From 1990 to 1995 she acted as a substitute deputy for the Unión Colorada y Batllista. In the face of the 1994 elections, together with her father, she joined the Foro Batllista, and was elected titular deputy for her department for the term 1995–2000. She was reelected for the term 2000–2005; during that period she was the fourth Vice President of the Chamber of Representatives.

In her parliamentary performance, her participation in the Gender and Equity Commission (which she presided over) stands out, along with her colleagues Glenda Rondán, Beatriz Argimón, Margarita Percovich, and Daisy Tourné. In 2000, Puñales became pregnant during the legislative term, the first member of the Chamber of Representatives ever to do so.
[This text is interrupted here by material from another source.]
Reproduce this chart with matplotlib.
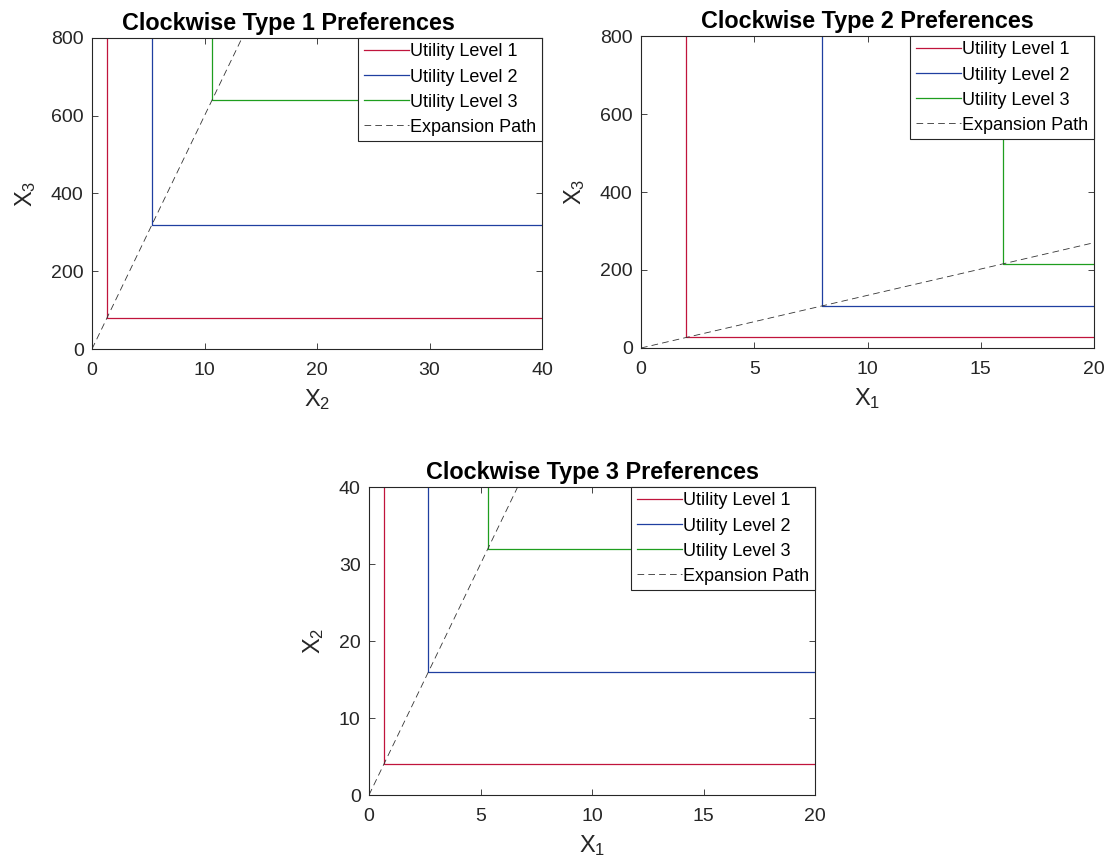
import matplotlib
matplotlib.use("Agg")
import matplotlib.pyplot as plt
import numpy as np

plt.rcParams['font.family'] = ['Liberation Sans', 'DejaVu Sans']
plt.rcParams['mathtext.default'] = 'regular'

# Panel 1: X2 vs X3
p1_x = [4/3, 16/3, 32/3]
p1_y = [80, 320, 640]
p1_ratio = 60
# Panel 2: X1 vs X3
p2_x = [2, 8, 16]
p2_y = [27, 108, 216]
p2_ratio = 13.5
# Panel 3: X1 vs X2
p3_x = [2/3, 8/3, 16/3]
p3_y = [4, 16, 32]
p3_ratio = 6

levels = ["Utility Level 1", "Utility Level 2", "Utility Level 3"]
colors = ["#C0143C", "#1F3FA0", "#1E9E1E"]

panels = [
    dict(title="Clockwise Type 1 Preferences", x=p1_x, y=p1_y, ratio=p1_ratio,
         xlim=40, ylim=800, xlabel=r"X$_2$", ylabel=r"X$_3$", tx=0.436,
         xticks=[0, 10, 20, 30, 40], yticks=[0, 200, 400, 600, 800],
         pos=[92/1110, 1-349/863, 450/1110, 311/863]),
    dict(title="Clockwise Type 2 Preferences", x=p2_x, y=p2_y, ratio=p2_ratio,
         xlim=20, ylim=800, xlabel=r"X$_1$", ylabel=r"X$_3$", tx=0.5,
         xticks=[0, 5, 10, 15, 20], yticks=[0, 200, 400, 600, 800],
         pos=[641/1110, 1-348/863, 453/1110, 312/863]),
    dict(title="Clockwise Type 3 Preferences", x=p3_x, y=p3_y, ratio=p3_ratio,
         xlim=20, ylim=40, xlabel=r"X$_1$", ylabel=r"X$_2$", tx=0.5,
         xticks=[0, 5, 10, 15, 20], yticks=[0, 10, 20, 30, 40],
         pos=[369/1110, 1-795/863, 446/1110, 308/863]),
]

fig = plt.figure(figsize=(11.1, 8.63), dpi=100)

for p in panels:
    ax = fig.add_axes(p["pos"])
    for xv, yv, c, lab in zip(p["x"], p["y"], colors, levels):
        ax.plot([xv, xv, p["xlim"] * 2], [p["ylim"] * 2, yv, yv], color=c, lw=0.9, label=lab)
    path_x = np.array([0, p["xlim"]])
    ax.plot(path_x, path_x * p["ratio"], color="#333333", lw=0.6, ls=(0, (8, 5)),
            label="Expansion Path")
    ax.set_xlim(0, p["xlim"])
    ax.set_ylim(0, p["ylim"])
    ax.set_xticks(p["xticks"])
    ax.set_yticks(p["yticks"])
    ax.tick_params(direction="in", top=True, right=True, labelsize=14,
                   colors="#262626", length=4, width=0.6)
    ax.tick_params(axis="x", pad=9)
    ax.tick_params(axis="y", pad=6)
    for s in ax.spines.values():
        s.set_color("#262626")
        s.set_linewidth(0.8)
    ax.set_title(p["title"], fontsize=16.8, fontweight="bold", pad=6, x=p["tx"])
    ax.set_xlabel(p["xlabel"], fontsize=17, color="#262626", labelpad=6)
    ax.set_ylabel(p["ylabel"], fontsize=17, color="#262626", labelpad=9)
    leg = ax.legend(loc="upper right", fontsize=13, fancybox=False, framealpha=1,
                    edgecolor="#262626", borderaxespad=0, handlelength=2.5,
                    handletextpad=0.1, labelspacing=0.45, borderpad=0.3)
    leg.get_frame().set_linewidth(0.8)

fig.savefig("out.png", dpi=100)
She was obligated to request a month of sick leave, as the body had no provisions in place for maternity or paternity leave. The Gender and Equity Commission subsequently presented an initiative to amend the relevant statute for public officials.

In the 2009 internal elections, she supported the candidacy of Pedro Bordaberry.

Puñales occupies a seat on the National Executive Committee (CEN) of the Colorado Party, and a position of political trust in the Senate.